Organizations are dynamic and individuals' roles often change within the organization - be it an employee's internal move to a different job function or an outside consultant who moves on after the completion of an engagement. However, the governance of the corporate network does not always stay in lockstep with these moves.

Of all respondents polled:

  • 43 percent had switched jobs internally and still had access to accounts/resources which they no longer needed.
  • The Mexico event reported the best results with 30 percent, followed by the Brazil event at 42 percent. However, at the U.S. event, one out of every two respondents (50 percent) still had access to unnecessary areas of their corporate systems.
  • 79 percent reported that their company employs temporary workers and/or contractors who require access to critical organizational information and systems.
  • 37 percent have stumbled into an area of their corporate network to which they believe they should not have had access.

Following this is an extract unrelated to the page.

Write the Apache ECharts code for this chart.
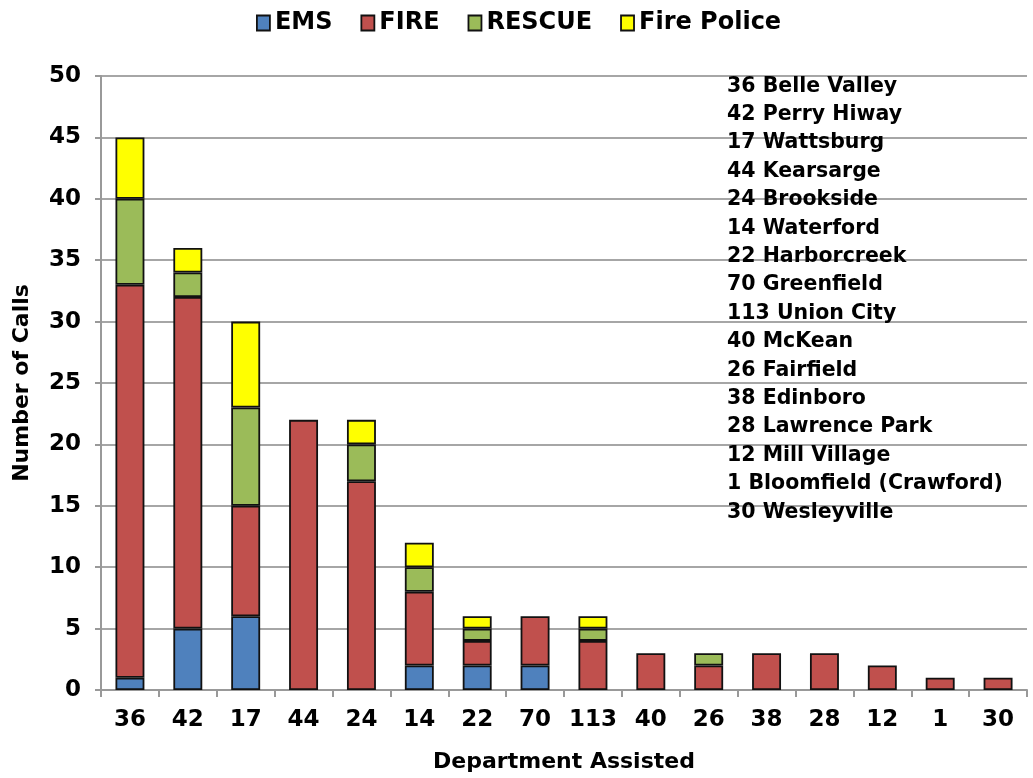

Access to highly sensitive data should be granted only to those who need it, and in some job functions access to only very specific areas within the information infrastructure are necessary. Organizations can manage large numbers of users while enforcing a centralized role-based security policy that ensures compliance, protects enterprise resources from unauthorized access and makes it easier for legitimate users to do their jobs.

"The survey reveals that it is as important for businesses to diligently enforce information security controls and policies focused on protecting the everyday actions of well-meaning, innocent insiders as it is to enforce those designed to defend against those with malicious intent," said Christopher Young, senior vice president at RSA. "It remains clear that businesses need to take a layered approach to security to help mitigate the insider threat and keep data safe. As such, it is important for any organization to know who has access to your information; control access through policy; monitor for suspicious activity to verify user identities; create and enforce data security policies and controls; and transform real-time event data into actionable compliance and security intelligence."